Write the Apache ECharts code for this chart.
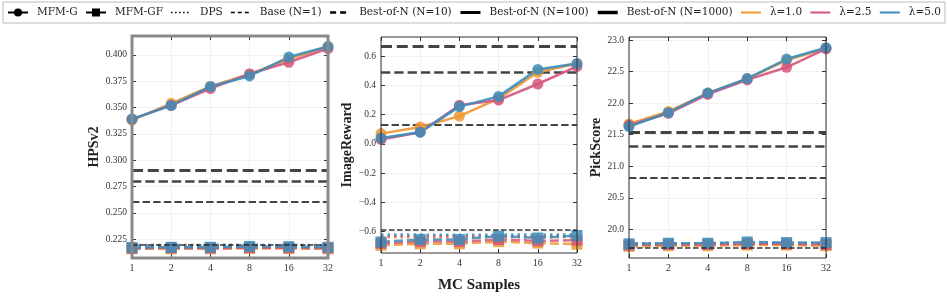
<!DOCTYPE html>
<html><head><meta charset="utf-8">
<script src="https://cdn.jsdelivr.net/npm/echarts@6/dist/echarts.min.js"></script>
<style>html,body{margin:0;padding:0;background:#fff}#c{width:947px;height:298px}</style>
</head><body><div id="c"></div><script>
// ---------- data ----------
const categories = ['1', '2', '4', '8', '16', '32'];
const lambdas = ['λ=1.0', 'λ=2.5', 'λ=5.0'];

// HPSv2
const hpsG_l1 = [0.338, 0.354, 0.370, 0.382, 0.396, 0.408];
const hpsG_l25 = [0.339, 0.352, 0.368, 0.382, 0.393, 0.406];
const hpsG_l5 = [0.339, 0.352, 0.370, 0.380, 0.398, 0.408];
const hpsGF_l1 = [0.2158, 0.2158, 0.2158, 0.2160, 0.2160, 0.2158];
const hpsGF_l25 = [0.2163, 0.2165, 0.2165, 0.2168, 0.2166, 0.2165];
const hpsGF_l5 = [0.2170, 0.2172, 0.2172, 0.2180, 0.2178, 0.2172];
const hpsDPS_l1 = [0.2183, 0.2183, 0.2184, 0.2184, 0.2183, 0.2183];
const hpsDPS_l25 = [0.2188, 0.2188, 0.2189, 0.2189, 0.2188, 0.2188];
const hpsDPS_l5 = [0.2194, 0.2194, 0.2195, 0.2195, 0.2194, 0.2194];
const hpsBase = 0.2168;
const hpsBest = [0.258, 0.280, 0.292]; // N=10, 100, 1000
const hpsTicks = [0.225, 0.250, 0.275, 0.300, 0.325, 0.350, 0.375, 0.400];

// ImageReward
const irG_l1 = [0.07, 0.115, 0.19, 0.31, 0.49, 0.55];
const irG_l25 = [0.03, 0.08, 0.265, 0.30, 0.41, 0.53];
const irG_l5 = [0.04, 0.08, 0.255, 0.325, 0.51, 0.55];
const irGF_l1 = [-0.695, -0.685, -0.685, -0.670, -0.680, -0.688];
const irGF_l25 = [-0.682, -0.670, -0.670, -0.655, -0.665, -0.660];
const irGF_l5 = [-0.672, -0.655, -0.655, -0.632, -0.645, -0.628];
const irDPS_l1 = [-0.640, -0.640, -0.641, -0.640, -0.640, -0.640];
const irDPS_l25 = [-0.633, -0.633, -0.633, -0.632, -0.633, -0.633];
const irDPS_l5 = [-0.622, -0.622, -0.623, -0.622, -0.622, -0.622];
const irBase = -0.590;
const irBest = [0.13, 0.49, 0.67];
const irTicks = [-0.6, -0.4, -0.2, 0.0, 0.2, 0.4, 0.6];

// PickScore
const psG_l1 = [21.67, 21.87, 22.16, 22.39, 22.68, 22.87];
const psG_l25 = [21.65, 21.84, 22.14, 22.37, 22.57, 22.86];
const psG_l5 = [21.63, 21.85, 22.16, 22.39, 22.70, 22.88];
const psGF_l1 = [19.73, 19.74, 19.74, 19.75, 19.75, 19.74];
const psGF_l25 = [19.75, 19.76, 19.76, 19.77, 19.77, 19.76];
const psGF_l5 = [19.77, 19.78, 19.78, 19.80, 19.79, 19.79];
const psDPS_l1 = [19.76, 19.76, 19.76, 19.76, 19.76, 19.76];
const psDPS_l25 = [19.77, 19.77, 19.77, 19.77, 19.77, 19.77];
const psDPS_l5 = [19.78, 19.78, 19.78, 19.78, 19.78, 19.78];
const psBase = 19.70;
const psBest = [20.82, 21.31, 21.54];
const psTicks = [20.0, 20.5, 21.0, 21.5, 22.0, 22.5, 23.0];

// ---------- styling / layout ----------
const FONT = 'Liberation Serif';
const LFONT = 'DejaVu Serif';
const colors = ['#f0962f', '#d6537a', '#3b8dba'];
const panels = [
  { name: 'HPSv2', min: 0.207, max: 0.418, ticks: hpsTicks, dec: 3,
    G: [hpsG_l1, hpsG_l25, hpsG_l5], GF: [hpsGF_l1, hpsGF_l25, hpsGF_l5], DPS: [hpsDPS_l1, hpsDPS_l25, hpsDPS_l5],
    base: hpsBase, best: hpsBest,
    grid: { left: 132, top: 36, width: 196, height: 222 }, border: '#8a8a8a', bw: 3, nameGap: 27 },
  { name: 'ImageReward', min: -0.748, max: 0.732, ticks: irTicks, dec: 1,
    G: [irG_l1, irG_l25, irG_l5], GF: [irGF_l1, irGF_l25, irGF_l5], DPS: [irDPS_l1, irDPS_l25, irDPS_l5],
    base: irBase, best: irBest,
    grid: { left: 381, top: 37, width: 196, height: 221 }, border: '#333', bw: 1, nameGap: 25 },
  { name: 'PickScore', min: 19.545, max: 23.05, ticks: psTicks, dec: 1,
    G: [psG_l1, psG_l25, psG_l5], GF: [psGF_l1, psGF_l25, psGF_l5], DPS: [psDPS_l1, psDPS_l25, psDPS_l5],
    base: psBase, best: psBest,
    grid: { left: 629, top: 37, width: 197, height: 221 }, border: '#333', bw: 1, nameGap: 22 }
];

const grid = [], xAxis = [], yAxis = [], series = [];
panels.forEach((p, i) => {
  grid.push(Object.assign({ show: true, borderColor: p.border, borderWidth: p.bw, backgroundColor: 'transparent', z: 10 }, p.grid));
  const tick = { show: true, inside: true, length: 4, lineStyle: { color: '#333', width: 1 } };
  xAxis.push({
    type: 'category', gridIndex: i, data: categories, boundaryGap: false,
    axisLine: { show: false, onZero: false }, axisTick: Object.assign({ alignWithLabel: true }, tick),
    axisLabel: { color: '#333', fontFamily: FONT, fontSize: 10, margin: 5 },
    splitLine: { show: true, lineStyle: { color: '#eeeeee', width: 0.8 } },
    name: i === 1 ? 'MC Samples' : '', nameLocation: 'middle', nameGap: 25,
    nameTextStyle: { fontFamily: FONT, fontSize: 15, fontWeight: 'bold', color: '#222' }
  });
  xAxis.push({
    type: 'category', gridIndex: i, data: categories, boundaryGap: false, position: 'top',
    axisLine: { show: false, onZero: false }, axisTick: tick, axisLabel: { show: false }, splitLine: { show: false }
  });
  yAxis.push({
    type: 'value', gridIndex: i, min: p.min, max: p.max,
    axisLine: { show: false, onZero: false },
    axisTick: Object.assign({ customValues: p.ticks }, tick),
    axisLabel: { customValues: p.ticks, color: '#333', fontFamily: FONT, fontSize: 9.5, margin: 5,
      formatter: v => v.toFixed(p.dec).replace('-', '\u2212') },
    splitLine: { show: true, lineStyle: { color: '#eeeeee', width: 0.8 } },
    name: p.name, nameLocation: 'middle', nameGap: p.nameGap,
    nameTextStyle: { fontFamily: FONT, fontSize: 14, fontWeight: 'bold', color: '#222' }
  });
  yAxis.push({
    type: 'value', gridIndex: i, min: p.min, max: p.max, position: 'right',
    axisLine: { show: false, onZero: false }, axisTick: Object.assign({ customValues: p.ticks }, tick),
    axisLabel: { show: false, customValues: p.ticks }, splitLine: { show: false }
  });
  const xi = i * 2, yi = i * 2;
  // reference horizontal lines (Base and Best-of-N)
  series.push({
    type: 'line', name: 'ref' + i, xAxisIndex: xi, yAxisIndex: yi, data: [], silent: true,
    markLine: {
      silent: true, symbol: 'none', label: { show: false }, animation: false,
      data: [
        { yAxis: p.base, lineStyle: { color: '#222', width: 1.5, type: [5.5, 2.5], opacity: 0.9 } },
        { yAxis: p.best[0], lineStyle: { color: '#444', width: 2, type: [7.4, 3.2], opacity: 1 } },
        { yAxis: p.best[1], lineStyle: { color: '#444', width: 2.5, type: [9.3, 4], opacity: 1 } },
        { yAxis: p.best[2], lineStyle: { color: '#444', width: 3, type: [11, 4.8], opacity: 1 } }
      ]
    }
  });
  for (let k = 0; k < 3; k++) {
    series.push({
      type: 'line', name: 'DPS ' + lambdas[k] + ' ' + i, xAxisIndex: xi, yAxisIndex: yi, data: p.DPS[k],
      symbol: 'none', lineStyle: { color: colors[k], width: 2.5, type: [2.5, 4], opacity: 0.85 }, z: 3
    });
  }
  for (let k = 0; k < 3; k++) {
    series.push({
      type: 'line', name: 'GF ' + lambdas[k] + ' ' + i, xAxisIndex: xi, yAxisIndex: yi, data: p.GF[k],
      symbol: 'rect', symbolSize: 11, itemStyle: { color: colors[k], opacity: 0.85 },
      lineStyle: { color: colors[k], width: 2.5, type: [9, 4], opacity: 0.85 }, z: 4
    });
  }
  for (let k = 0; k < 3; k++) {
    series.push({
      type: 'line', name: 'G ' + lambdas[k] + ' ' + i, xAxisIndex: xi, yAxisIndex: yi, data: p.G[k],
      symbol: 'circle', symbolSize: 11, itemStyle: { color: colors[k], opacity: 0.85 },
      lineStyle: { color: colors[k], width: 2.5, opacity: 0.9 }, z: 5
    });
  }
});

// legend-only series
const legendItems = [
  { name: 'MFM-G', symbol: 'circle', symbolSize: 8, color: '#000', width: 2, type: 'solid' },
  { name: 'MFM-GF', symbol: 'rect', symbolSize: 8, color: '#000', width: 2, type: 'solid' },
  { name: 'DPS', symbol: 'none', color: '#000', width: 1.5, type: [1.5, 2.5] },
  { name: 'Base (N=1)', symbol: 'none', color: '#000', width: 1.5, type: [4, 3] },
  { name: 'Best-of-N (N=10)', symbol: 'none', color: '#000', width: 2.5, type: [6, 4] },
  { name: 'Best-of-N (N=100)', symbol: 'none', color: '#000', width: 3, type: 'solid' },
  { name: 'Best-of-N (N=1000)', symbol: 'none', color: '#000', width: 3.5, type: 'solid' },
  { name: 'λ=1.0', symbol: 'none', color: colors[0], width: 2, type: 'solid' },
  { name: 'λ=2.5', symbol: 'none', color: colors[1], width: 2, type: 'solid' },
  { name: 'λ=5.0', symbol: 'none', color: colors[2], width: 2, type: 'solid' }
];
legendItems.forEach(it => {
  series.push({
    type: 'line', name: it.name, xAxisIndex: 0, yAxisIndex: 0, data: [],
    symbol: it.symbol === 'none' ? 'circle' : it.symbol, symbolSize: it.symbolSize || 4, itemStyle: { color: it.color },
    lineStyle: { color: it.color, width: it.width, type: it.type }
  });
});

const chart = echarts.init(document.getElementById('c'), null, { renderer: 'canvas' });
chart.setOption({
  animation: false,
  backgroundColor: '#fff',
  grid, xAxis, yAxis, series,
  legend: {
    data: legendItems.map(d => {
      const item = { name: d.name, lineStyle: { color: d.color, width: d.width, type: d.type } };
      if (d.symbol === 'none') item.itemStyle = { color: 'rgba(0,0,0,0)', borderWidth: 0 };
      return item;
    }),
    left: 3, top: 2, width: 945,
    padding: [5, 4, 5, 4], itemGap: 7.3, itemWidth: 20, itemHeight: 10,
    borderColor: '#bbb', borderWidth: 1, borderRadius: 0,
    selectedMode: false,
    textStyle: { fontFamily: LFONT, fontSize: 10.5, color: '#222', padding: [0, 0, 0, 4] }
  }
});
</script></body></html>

What the task asks:
Return the material line for line, from its beginning to the line that contains "const lambdas = ['λ=1.0', 'λ=2.5', 'λ=5.0'];", with the pictures left out.

The solution:
Write the Apache ECharts code for this chart.
<!DOCTYPE html>
<html><head><meta charset="utf-8">
<script src="https://cdn.jsdelivr.net/npm/echarts@6/dist/echarts.min.js"></script>
<style>html,body{margin:0;padding:0;background:#fff}#c{width:947px;height:298px}</style>
</head><body><div id="c"></div><script>
// ---------- data ----------
const categories = ['1', '2', '4', '8', '16', '32'];
const lambdas = ['λ=1.0', 'λ=2.5', 'λ=5.0'];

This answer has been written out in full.